What is expected: Skip the pictures. Set down, word for word, the lines from the start of the material up to and including the line with "const yTicks = [0, 5, 10, 15, 20, 25, 30];".
--- Start ---
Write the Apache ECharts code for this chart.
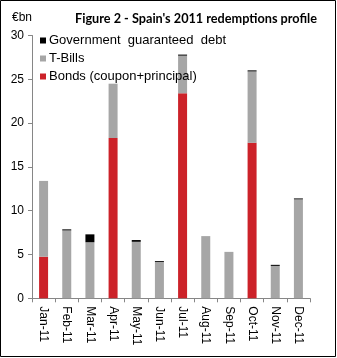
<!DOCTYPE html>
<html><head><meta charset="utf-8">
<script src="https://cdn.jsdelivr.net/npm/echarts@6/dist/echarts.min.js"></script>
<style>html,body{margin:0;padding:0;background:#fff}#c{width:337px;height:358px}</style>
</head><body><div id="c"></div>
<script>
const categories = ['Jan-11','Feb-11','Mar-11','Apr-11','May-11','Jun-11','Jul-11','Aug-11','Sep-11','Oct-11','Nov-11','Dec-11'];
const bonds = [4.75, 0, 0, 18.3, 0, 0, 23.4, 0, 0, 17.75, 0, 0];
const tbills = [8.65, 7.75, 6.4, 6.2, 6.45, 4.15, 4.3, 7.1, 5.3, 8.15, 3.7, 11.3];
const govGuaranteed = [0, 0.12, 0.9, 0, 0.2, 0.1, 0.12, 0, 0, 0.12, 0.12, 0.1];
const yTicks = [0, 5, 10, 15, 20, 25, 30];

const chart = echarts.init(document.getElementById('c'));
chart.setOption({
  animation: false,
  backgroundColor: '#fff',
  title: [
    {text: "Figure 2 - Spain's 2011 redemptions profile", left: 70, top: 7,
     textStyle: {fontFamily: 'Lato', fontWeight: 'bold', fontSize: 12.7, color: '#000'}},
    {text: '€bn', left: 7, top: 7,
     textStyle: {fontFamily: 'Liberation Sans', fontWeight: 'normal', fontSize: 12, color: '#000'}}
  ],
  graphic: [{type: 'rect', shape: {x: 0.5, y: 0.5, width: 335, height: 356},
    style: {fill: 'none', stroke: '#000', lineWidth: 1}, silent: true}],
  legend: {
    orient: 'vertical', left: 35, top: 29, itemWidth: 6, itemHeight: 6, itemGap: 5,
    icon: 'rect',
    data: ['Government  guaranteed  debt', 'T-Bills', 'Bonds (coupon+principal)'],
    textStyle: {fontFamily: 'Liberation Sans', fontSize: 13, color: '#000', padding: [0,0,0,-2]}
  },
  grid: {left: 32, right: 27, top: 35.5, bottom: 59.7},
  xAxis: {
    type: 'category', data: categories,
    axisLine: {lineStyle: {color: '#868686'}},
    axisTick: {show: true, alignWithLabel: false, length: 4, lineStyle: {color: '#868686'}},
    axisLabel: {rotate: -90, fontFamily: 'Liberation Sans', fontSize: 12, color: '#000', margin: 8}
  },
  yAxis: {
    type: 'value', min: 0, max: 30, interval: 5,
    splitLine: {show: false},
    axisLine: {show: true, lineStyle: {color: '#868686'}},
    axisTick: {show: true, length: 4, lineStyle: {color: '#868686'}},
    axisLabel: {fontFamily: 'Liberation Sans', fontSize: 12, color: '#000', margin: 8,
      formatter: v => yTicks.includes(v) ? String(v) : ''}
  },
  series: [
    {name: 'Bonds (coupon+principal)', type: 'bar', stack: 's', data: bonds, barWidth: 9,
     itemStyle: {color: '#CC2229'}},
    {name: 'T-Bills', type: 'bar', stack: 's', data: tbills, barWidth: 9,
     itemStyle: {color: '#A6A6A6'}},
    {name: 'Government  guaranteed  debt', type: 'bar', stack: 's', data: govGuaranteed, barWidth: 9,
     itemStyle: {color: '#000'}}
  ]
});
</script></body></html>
--- End ---
Solution for this exercise:
Write the Apache ECharts code for this chart.
<!DOCTYPE html>
<html><head><meta charset="utf-8">
<script src="https://cdn.jsdelivr.net/npm/echarts@6/dist/echarts.min.js"></script>
<style>html,body{margin:0;padding:0;background:#fff}#c{width:337px;height:358px}</style>
</head><body><div id="c"></div>
<script>
const categories = ['Jan-11','Feb-11','Mar-11','Apr-11','May-11','Jun-11','Jul-11','Aug-11','Sep-11','Oct-11','Nov-11','Dec-11'];
const bonds = [4.75, 0, 0, 18.3, 0, 0, 23.4, 0, 0, 17.75, 0, 0];
const tbills = [8.65, 7.75, 6.4, 6.2, 6.45, 4.15, 4.3, 7.1, 5.3, 8.15, 3.7, 11.3];
const govGuaranteed = [0, 0.12, 0.9, 0, 0.2, 0.1, 0.12, 0, 0, 0.12, 0.12, 0.1];
const yTicks = [0, 5, 10, 15, 20, 25, 30];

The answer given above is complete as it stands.